The only thing that you then need to do is watch your tone of voice and the choice of words. Lots of conflict arises from the way people say things and not what they say. It is really important that you keep a neutral tone of voice. If you become angry or accusatory when you’re giving feedback, the chances are that the employee will either speak to you in the same tone or they will switch off. Either way, the improvements you want, won’t happen.
Frequently Asked Questions on Giving Feedback
We have an open plan office and limited private spaces, so I tend to perch on the edge of their desk and give them feedback or have conversations with my staff – that’s OK isn’t it?
It is difficult when you work in an open plan environment especially if private space is at a premium. However, perching on the edge of their desk is not a great idea even if you speak quietly. It is still very public, and you can’t be certain when you start the conversation how they will react.
Plan the feedback and book a private space. Chats at the desk are fine for social discussions or checking up on work related progress and the like but not for giving feedback.
Can’t I just be totally honest with them?
Honesty is important but if what you mean by this is be blunt then no you are not advised to do this.
You can still get the message across in a calm neutral and diplomatic/empathetic way especially if you use one of the feedback models previously discussed.
We do an appraisal every 6 months so can’t I just give feedback then?
Appraisal are a great time to reflect on performance over the previous appraisal period but should not be the first time an employee hears feedback (unless the feedback is only available very close to the appraisal meeting, e.g. quarterly stats report)
Feedback should be timely and can then be discussed in an overview of performance at the appraisal.

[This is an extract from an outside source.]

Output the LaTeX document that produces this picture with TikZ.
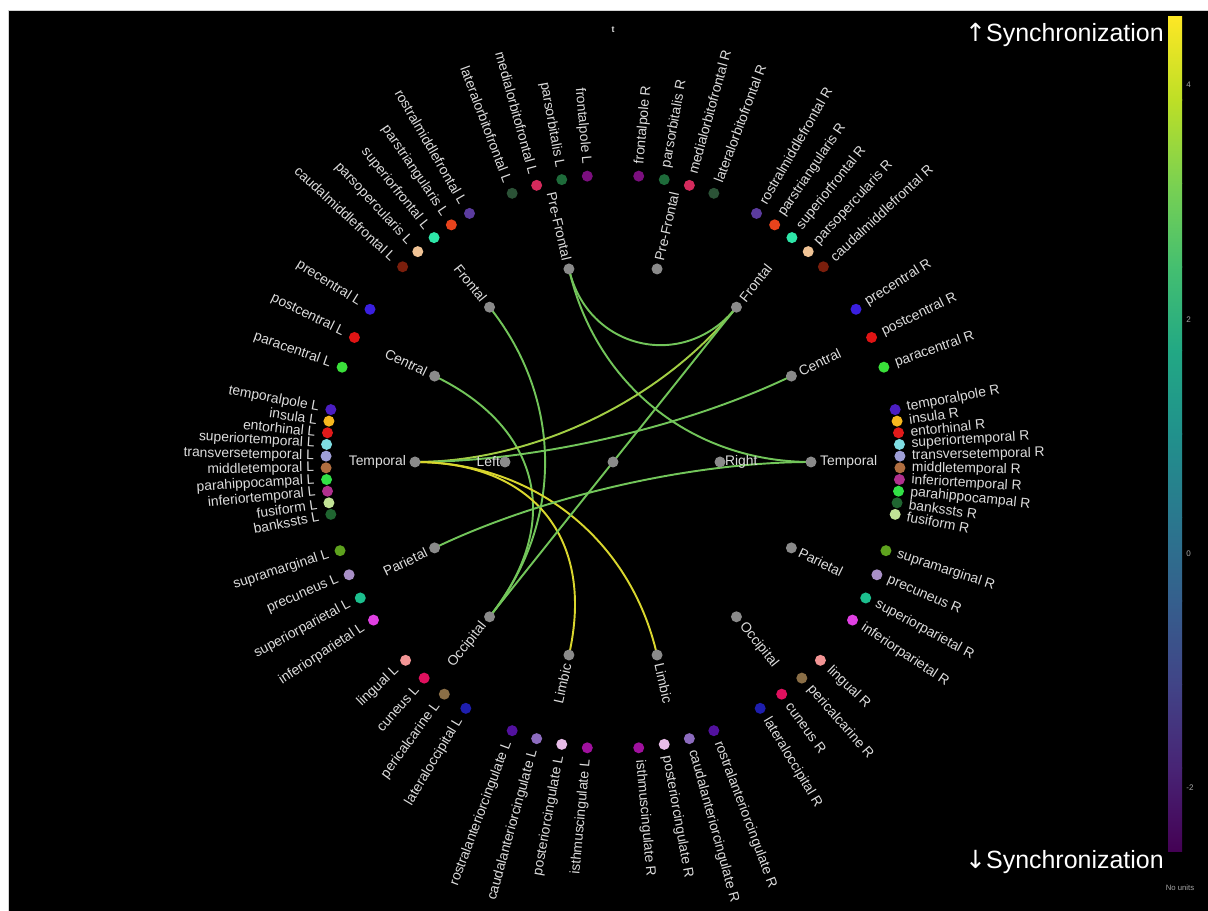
\documentclass[tikz,border=0pt]{standalone}
\usepackage{fontspec}
\setmainfont{Liberation Sans}
\newfontfamily\symfont{DejaVu Sans}
\usetikzlibrary{calc}
\pgfdeclarelayer{back}
\pgfdeclarelayer{bg}
\pgfsetlayers{back,bg,main}
% region colours
\definecolor{frontalpole}{HTML}{7B0F7E}
\definecolor{parsorbitalis}{HTML}{1E6B3A}
\definecolor{medialorbitofrontal}{HTML}{D42A5C}
\definecolor{lateralorbitofrontal}{HTML}{2B5236}
\definecolor{rostralmiddlefrontal}{HTML}{5B3B9E}
\definecolor{parstriangularis}{HTML}{E8431C}
\definecolor{superiorfrontal}{HTML}{2EE6A8}
\definecolor{parsopercularis}{HTML}{F0C395}
\definecolor{caudalmiddlefrontal}{HTML}{7A1E0C}
\definecolor{precentral}{HTML}{3A1FE0}
\definecolor{postcentral}{HTML}{E01414}
\definecolor{paracentral}{HTML}{3AE03A}
\definecolor{temporalpole}{HTML}{4B1EC2}
\definecolor{insula}{HTML}{F7B81E}
\definecolor{entorhinal}{HTML}{E01A1A}
\definecolor{superiortemporal}{HTML}{7FDDE2}
\definecolor{transversetemporal}{HTML}{9E9ED6}
\definecolor{middletemporal}{HTML}{B06E40}
\definecolor{parahippocampal}{HTML}{32E046}
\definecolor{inferiortemporal}{HTML}{B0308E}
\definecolor{fusiform}{HTML}{C2E396}
\definecolor{bankssts}{HTML}{1F6530}
\definecolor{supramarginal}{HTML}{5EA21E}
\definecolor{precuneus}{HTML}{A88FC6}
\definecolor{superiorparietal}{HTML}{1CBF8E}
\definecolor{inferiorparietal}{HTML}{E040E2}
\definecolor{lingual}{HTML}{F29494}
\definecolor{cuneus}{HTML}{E0105E}
\definecolor{pericalcarine}{HTML}{8A6E46}
\definecolor{lateraloccipital}{HTML}{1E1EAE}
\definecolor{rostralanteriorcingulate}{HTML}{52119E}
\definecolor{caudalanteriorcingulate}{HTML}{8C6BBE}
\definecolor{posteriorcingulate}{HTML}{E8BCE8}
\definecolor{isthmuscingulate}{HTML}{A0119E}
% other colours
\definecolor{labc}{HTML}{DCDCDC}
\definecolor{dotgray}{HTML}{8A8A8A}
\definecolor{eg}{HTML}{72C55A}
\definecolor{eyg}{HTML}{A2CE44}
\definecolor{ey}{HTML}{D9D62E}
\definecolor{v0}{HTML}{440154}
\definecolor{v1}{HTML}{482475}
\definecolor{v2}{HTML}{414487}
\definecolor{v3}{HTML}{355F8D}
\definecolor{v4}{HTML}{2A788E}
\definecolor{v5}{HTML}{21918C}
\definecolor{v6}{HTML}{22A884}
\definecolor{v7}{HTML}{44BF70}
\definecolor{v8}{HTML}{7AD151}
\definecolor{v9}{HTML}{BDDF26}
\definecolor{v10}{HTML}{FDE725}
% region groups
\newcommand\grpL[3]{\foreach \c [count=\i] in {#3} {
  \pgfmathsetmacro\ang{#1+(\i-(#2+1)/2)*25.7142857/(#2+1)}
  \pgfmathsetmacro\rot{\ang-180}
  \node[rdot, fill=\c] (\c-L) at (\ang:287) {};
  \node[rlab, anchor=east, rotate=\rot] (\c-L-lab) at (\ang:297) {\c\ L};
}}
\newcommand\grpR[3]{\foreach \c [count=\i] in {#3} {
  \pgfmathsetmacro\ang{#1+(\i-(#2+1)/2)*25.7142857/(#2+1)}
  \node[rdot, fill=\c] (\c-R) at (\ang:287) {};
  \node[rlab, anchor=west, rotate=\ang] (\c-R-lab) at (\ang:297) {\c\ R};
}}
\newcommand\lobeL[3]{%
  \pgfmathsetmacro\rot{#2-180}
  \node[ldot] (#1) at (#2:198) {};
  \node[llab, anchor=east, rotate=\rot] (#1-lab) at (#2:205) {#3};}
\newcommand\lobeR[3]{%
  \node[ldot] (#1) at (#2:198) {};
  \node[llab, anchor=west, rotate=#2] (#1-lab) at (#2:205) {#3};}
\newcommand\edge[4][0.6]{\draw[link, #4] (#2.center) .. controls ($(#2)!#1!(root)$) and ($(#3)!#1!(root)$) .. (#3.center);}
\begin{document}
\begin{tikzpicture}[x=0.02cm, y=0.02cm,
  rdot/.style={circle, inner sep=0pt, minimum size=0.22cm, draw=none},
  ldot/.style={circle, inner sep=0pt, minimum size=0.22cm, fill=dotgray},
  rlab/.style={text=labc, font=\fontsize{7.9}{9}\selectfont, inner sep=1pt},
  llab/.style={text=labc, font=\fontsize{7.9}{9}\selectfont, inner sep=1pt},
  link/.style={line width=1.1pt},
  tick/.style={text=gray!70, font=\fontsize{4.6}{5}\selectfont, inner sep=0pt, anchor=west},
  sync/.style={text=white, font=\fontsize{14.2}{16}\selectfont, inner sep=0pt, anchor=east}]
\useasboundingbox (0,0) rectangle (1208,911);
\begin{pgfonlayer}{back}
\fill[white] (0,0) rectangle (1208,911);
\fill[black] (8,0) rectangle (1208,901);
\draw[gray!35, line width=0.4pt] (8,0) -- (8,901) -- (1208,901);
\end{pgfonlayer}
\node[text=labc, font=\fontsize{5}{6}\selectfont\bfseries, inner sep=0pt] (title) at (613,881) {t};
\begin{scope}[shift={(613,449)}]
  % hierarchy nodes
  \node[ldot] (root) at (0,0) {};
  \node[ldot] (left) at (-108,0) {};
  \node[ldot] (right) at (107,0) {};
  \node[llab, anchor=east] (left-lab) at (-111,0) {Left};
  \node[llab, anchor=west] (right-lab) at (110,0) {Right};
  % lobes
  \lobeR{teR}{0}{Temporal}
  \lobeR{ceR}{25.7142857}{Central}
  \lobeR{frR}{51.4285714}{Frontal}
  \lobeR{pfR}{77.1428571}{Pre-Frontal}
  \lobeL{pfL}{102.857143}{Pre-Frontal}
  \lobeL{frL}{128.571429}{Frontal}
  \lobeL{ceL}{154.285714}{Central}
  \lobeL{teL}{180}{Temporal}
  \lobeL{paL}{205.714286}{Parietal}
  \lobeL{ocL}{231.428571}{Occipital}
  \lobeL{liL}{257.142857}{Limbic}
  \lobeR{liR}{282.857143}{Limbic}
  \lobeR{ocR}{308.571429}{Occipital}
  \lobeR{paR}{334.285714}{Parietal}
  % regions, left
  \grpL{102.857143}{4}{frontalpole,parsorbitalis,medialorbitofrontal,lateralorbitofrontal}
  \grpL{128.571429}{5}{rostralmiddlefrontal,parstriangularis,superiorfrontal,parsopercularis,caudalmiddlefrontal}
  \grpL{154.285714}{3}{precentral,postcentral,paracentral}
  \grpL{180}{10}{temporalpole,insula,entorhinal,superiortemporal,transversetemporal,middletemporal,parahippocampal,inferiortemporal,fusiform,bankssts}
  \grpL{205.714286}{4}{supramarginal,precuneus,superiorparietal,inferiorparietal}
  \grpL{231.428571}{4}{lingual,cuneus,pericalcarine,lateraloccipital}
  \grpL{257.142857}{4}{rostralanteriorcingulate,caudalanteriorcingulate,posteriorcingulate,isthmuscingulate}
  % regions, right
  \grpR{282.857143}{4}{isthmuscingulate,posteriorcingulate,caudalanteriorcingulate,rostralanteriorcingulate}
  \grpR{308.571429}{4}{lateraloccipital,cuneus,pericalcarine,lingual}
  \grpR{334.285714}{4}{inferiorparietal,superiorparietal,precuneus,supramarginal}
  \grpR{360}{10}{fusiform,bankssts,parahippocampal,inferiortemporal,middletemporal,transversetemporal,superiortemporal,entorhinal,insula,temporalpole}
  \grpR{25.7142857}{3}{paracentral,postcentral,precentral}
  \grpR{51.4285714}{5}{caudalmiddlefrontal,parsopercularis,superiorfrontal,parstriangularis,rostralmiddlefrontal}
  \grpR{77.1428571}{4}{lateralorbitofrontal,medialorbitofrontal,parsorbitalis,frontalpole}
\end{scope}
% connections
\begin{pgfonlayer}{bg}
  \edge[0.42]{pfL}{frR}{eg}
  \edge{pfL}{teR}{eg}
  \edge{frL}{ocL}{eg}
  \edge{ceL}{ocL}{eg}
  \edge{teL}{frR}{eyg}
  \edge{teL}{ceR}{eg}
  \edge{teL}{liL}{ey}
  \edge{teL}{liR}{ey}
  \edge{paL}{teR}{eg}
  \edge{ocL}{frR}{eg}
\end{pgfonlayer}
% colour bar
\foreach \a/\b [count=\k from 0] in {v0/v1,v1/v2,v2/v3,v3/v4,v4/v5,v5/v6,v6/v7,v7/v8,v8/v9,v9/v10} {
  \pgfmathsetmacro\ya{59+\k*83.5}
  \pgfmathsetmacro\yb{\ya+84}
  \shade[bottom color=\a, top color=\b] (1168,\ya) rectangle (1182,\yb);
}
\node[tick] (t4) at (1186,826) {4};
\node[tick] (t2) at (1186,591) {2};
\node[tick] (t0) at (1186,357) {0};
\node[tick] (tm2) at (1186,123) {-2};
\node[text=gray!70, font=\fontsize{4.4}{5}\selectfont, inner sep=0pt] (nounits) at (1180,23) {No units};
\node[sync] (syncup) at (1164,876) {{\symfont ↑}Synchronization};
\node[sync] (syncdown) at (1164,49) {{\symfont ↓}Synchronization};
\end{tikzpicture}
\end{document}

They know if they are doing a good job so why do I have to tell them?
Yes, we advise you do. Everyone is different in terms of the amount of external verification they need. Positive feedback charges the employees ‘battery’ giving them energy (motivation, self esteem etc) to continue to perform to the highest standard and strive to do the best in their role.
Some people need this little and often, some only occasionally and they can keep running for a long time. Get to know your people and what they need to keep their batteries fully charged.